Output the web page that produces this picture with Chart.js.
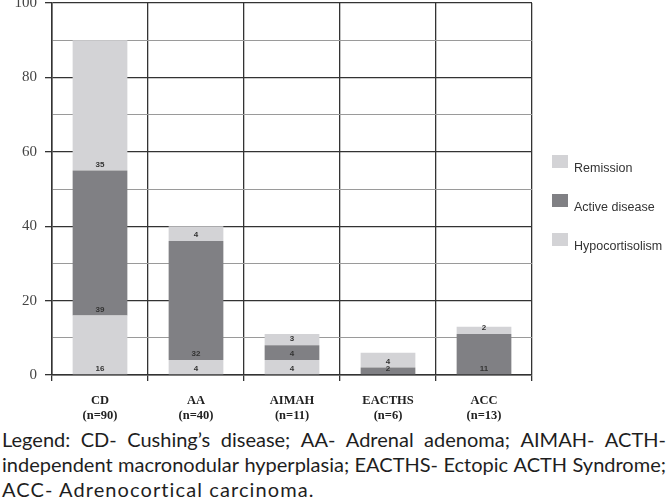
<!DOCTYPE html>
<html><head><meta charset="utf-8">
<script src="https://cdn.jsdelivr.net/npm/chart.js@4/dist/chart.umd.min.js"></script>
<style>
html,body{margin:0;padding:0;background:#fff;width:668px;height:501px;overflow:hidden}
#wrap{position:absolute;left:0;top:0;width:668px;height:425px}
#cap{position:absolute;left:2px;top:427px;width:664px;font-family:Lato;font-size:20px;color:#1e1e1e;line-height:25px}
.j{display:flex;justify-content:space-between;white-space:nowrap;gap:4px}
</style></head><body>
<div id="wrap"><canvas id="c" width="668" height="425"></canvas></div>
<div id="cap">
<div class="j">Legend: CD- Cushing’s disease; AA- Adrenal adenoma; AIMAH- ACTH-</div>
<div class="j">independent macronodular hyperplasia; EACTHS- Ectopic ACTH Syndrome;</div>
<div style="white-space:nowrap;letter-spacing:1.1px">ACC- Adrenocortical carcinoma.</div>
</div>
<script>
const categories = ["CD", "AA", "AIMAH", "EACTHS", "ACC"];
const counts = ["(n=90)", "(n=40)", "(n=11)", "(n=6)", "(n=13)"];
const hypocortisolism = [16, 4, 4, 0, 0];
const activeDisease = [39, 32, 4, 2, 11];
const remission = [35, 4, 3, 4, 2];
const yTicks = [0, 20, 40, 60, 80, 100];

const LIGHT = '#d3d3d6', DARK = '#808084';

// justify caption lines word by word
document.querySelectorAll('.j').forEach(el => {
  const words = el.textContent.trim().split(/\s+/);
  el.textContent = '';
  words.forEach(w => { const s = document.createElement('span'); s.textContent = w; el.appendChild(s); });
});

const segLabels = {
  id: 'segLabels',
  afterDatasetsDraw(chart) {
    const ctx = chart.ctx;
    ctx.save();
    ctx.font = 'bold 8px "Liberation Sans"';
    ctx.fillStyle = '#333';
    ctx.textAlign = 'center';
    ctx.textBaseline = 'middle';
    chart.data.datasets.forEach((ds, i) => {
      const meta = chart.getDatasetMeta(i);
      meta.data.forEach((el, j) => {
        const v = ds.data[j];
        if (!v) return;
        ctx.fillText(String(v), el.x, el.base - 6);
      });
    });
    ctx.restore();
  }
};

const sideLegend = {
  id: 'sideLegend',
  afterDraw(chart) {
    const ctx = chart.ctx;
    ctx.save();
    ctx.font = '12.5px "Liberation Sans"';
    ctx.textBaseline = 'middle';
    const ds = chart.data.datasets.slice().reverse();
    ds.forEach((d, i) => {
      const y = 155 + i * 39;
      ctx.fillStyle = d.backgroundColor;
      ctx.fillRect(552, y, 16, 13);
      ctx.fillStyle = '#333';
      ctx.fillText(d.label, 574, y + 14);
    });
    ctx.restore();
  }
};

new Chart(document.getElementById('c'), {
  type: 'bar',
  data: {
    labels: categories.map((c, i) => [c, counts[i]]),
    datasets: [
      { label: 'Hypocortisolism', data: hypocortisolism, backgroundColor: LIGHT },
      { label: 'Active disease', data: activeDisease, backgroundColor: DARK },
      { label: 'Remission', data: remission, backgroundColor: LIGHT }
    ]
  },
  options: {
    responsive: false,
    animation: false,
    events: [],
    layout: { padding: { top: 3, right: 136, left: 0, bottom: 0 } },
    datasets: { bar: { categoryPercentage: 1, barPercentage: 0.57 } },
    plugins: { legend: { display: false }, tooltip: { enabled: false } },
    scales: {
      x: {
        stacked: true,
        offset: true,
        grid: { offset: true, color: '#333', lineWidth: 1.3, tickLength: 6, drawOnChartArea: true },
        border: { color: '#333', width: 1.5 },
        ticks: { color: '#222', font: { family: '"Liberation Serif"', size: 12.5, weight: 'bold' }, padding: 12, maxRotation: 0 },
        afterFit(s) { s.height = 50; s.paddingLeft = 0; s.paddingRight = 0; }
      },
      y: {
        stacked: true,
        min: 0, max: 100,
        ticks: {
          stepSize: 10,
          color: '#444',
          padding: 8,
          font: { family: '"Liberation Serif"', size: 15 },
          callback: v => yTicks.includes(v) ? v : ''
        },
        grid: {
          color: c => (c.tick && c.tick.value % 20 === 0) ? '#333' : '#9a9a9a',
          lineWidth: c => (c.tick && c.tick.value % 20 === 0) ? 1.3 : 1,
          tickColor: c => (c.tick && c.tick.value % 20 === 0) ? '#333' : 'rgba(0,0,0,0)',
          tickLength: 7
        },
        border: { color: '#333', width: 1.5 },
        afterFit(s) { s.width = 52; s.paddingTop = 0; s.paddingBottom = 0; }
      }
    }
  },
  plugins: [segLabels, sideLegend]
});
</script>
</body></html>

++++

WHAT IS NEEDED
In this exercise, set down all of the data exactly, without the pictures.

FINISHED TASK
Output the web page that produces this picture with Chart.js.
<!DOCTYPE html>
<html><head><meta charset="utf-8">
<script src="https://cdn.jsdelivr.net/npm/chart.js@4/dist/chart.umd.min.js"></script>
<style>
html,body{margin:0;padding:0;background:#fff;width:668px;height:501px;overflow:hidden}
#wrap{position:absolute;left:0;top:0;width:668px;height:425px}
#cap{position:absolute;left:2px;top:427px;width:664px;font-family:Lato;font-size:20px;color:#1e1e1e;line-height:25px}
.j{display:flex;justify-content:space-between;white-space:nowrap;gap:4px}
</style></head><body>
<div id="wrap"><canvas id="c" width="668" height="425"></canvas></div>
<div id="cap">
<div class="j">Legend: CD- Cushing’s disease; AA- Adrenal adenoma; AIMAH- ACTH-</div>
<div class="j">independent macronodular hyperplasia; EACTHS- Ectopic ACTH Syndrome;</div>
<div style="white-space:nowrap;letter-spacing:1.1px">ACC- Adrenocortical carcinoma.</div>
</div>
<script>
const categories = ["CD", "AA", "AIMAH", "EACTHS", "ACC"];
const counts = ["(n=90)", "(n=40)", "(n=11)", "(n=6)", "(n=13)"];
const hypocortisolism = [16, 4, 4, 0, 0];
const activeDisease = [39, 32, 4, 2, 11];
const remission = [35, 4, 3, 4, 2];
const yTicks = [0, 20, 40, 60, 80, 100];

const LIGHT = '#d3d3d6', DARK = '#808084';

// justify caption lines word by word
document.querySelectorAll('.j').forEach(el => {
  const words = el.textContent.trim().split(/\s+/);
  el.textContent = '';
  words.forEach(w => { const s = document.createElement('span'); s.textContent = w; el.appendChild(s); });
});

const segLabels = {
  id: 'segLabels',
  afterDatasetsDraw(chart) {
    const ctx = chart.ctx;
    ctx.save();
    ctx.font = 'bold 8px "Liberation Sans"';
    ctx.fillStyle = '#333';
    ctx.textAlign = 'center';
    ctx.textBaseline = 'middle';
    chart.data.datasets.forEach((ds, i) => {
      const meta = chart.getDatasetMeta(i);
      meta.data.forEach((el, j) => {
        const v = ds.data[j];
        if (!v) return;
        ctx.fillText(String(v), el.x, el.base - 6);
      });
    });
    ctx.restore();
  }
};

const sideLegend = {
  id: 'sideLegend',
  afterDraw(chart) {
    const ctx = chart.ctx;
    ctx.save();
    ctx.font = '12.5px "Liberation Sans"';
    ctx.textBaseline = 'middle';
    const ds = chart.data.datasets.slice().reverse();
    ds.forEach((d, i) => {
      const y = 155 + i * 39;
      ctx.fillStyle = d.backgroundColor;
      ctx.fillRect(552, y, 16, 13);
      ctx.fillStyle = '#333';
      ctx.fillText(d.label, 574, y + 14);
    });
    ctx.restore();
  }
};

new Chart(document.getElementById('c'), {
  type: 'bar',
  data: {
    labels: categories.map((c, i) => [c, counts[i]]),
    datasets: [
      { label: 'Hypocortisolism', data: hypocortisolism, backgroundColor: LIGHT },
      { label: 'Active disease', data: activeDisease, backgroundColor: DARK },
      { label: 'Remission', data: remission, backgroundColor: LIGHT }
    ]
  },
  options: {
    responsive: false,
    animation: false,
    events: [],
    layout: { padding: { top: 3, right: 136, left: 0, bottom: 0 } },
    datasets: { bar: { categoryPercentage: 1, barPercentage: 0.57 } },
    plugins: { legend: { display: false }, tooltip: { enabled: false } },
    scales: {
      x: {
        stacked: true,
        offset: true,
        grid: { offset: true, color: '#333', lineWidth: 1.3, tickLength: 6, drawOnChartArea: true },
        border: { color: '#333', width: 1.5 },
        ticks: { color: '#222', font: { family: '"Liberation Serif"', size: 12.5, weight: 'bold' }, padding: 12, maxRotation: 0 },
        afterFit(s) { s.height = 50; s.paddingLeft = 0; s.paddingRight = 0; }
      },
      y: {
        stacked: true,
        min: 0, max: 100,
        ticks: {
          stepSize: 10,
          color: '#444',
          padding: 8,
          font: { family: '"Liberation Serif"', size: 15 },
          callback: v => yTicks.includes(v) ? v : ''
        },
        grid: {
          color: c => (c.tick && c.tick.value % 20 === 0) ? '#333' : '#9a9a9a',
          lineWidth: c => (c.tick && c.tick.value % 20 === 0) ? 1.3 : 1,
          tickColor: c => (c.tick && c.tick.value % 20 === 0) ? '#333' : 'rgba(0,0,0,0)',
          tickLength: 7
        },
        border: { color: '#333', width: 1.5 },
        afterFit(s) { s.width = 52; s.paddingTop = 0; s.paddingBottom = 0; }
      }
    }
  },
  plugins: [segLabels, sideLegend]
});
</script>
</body></html>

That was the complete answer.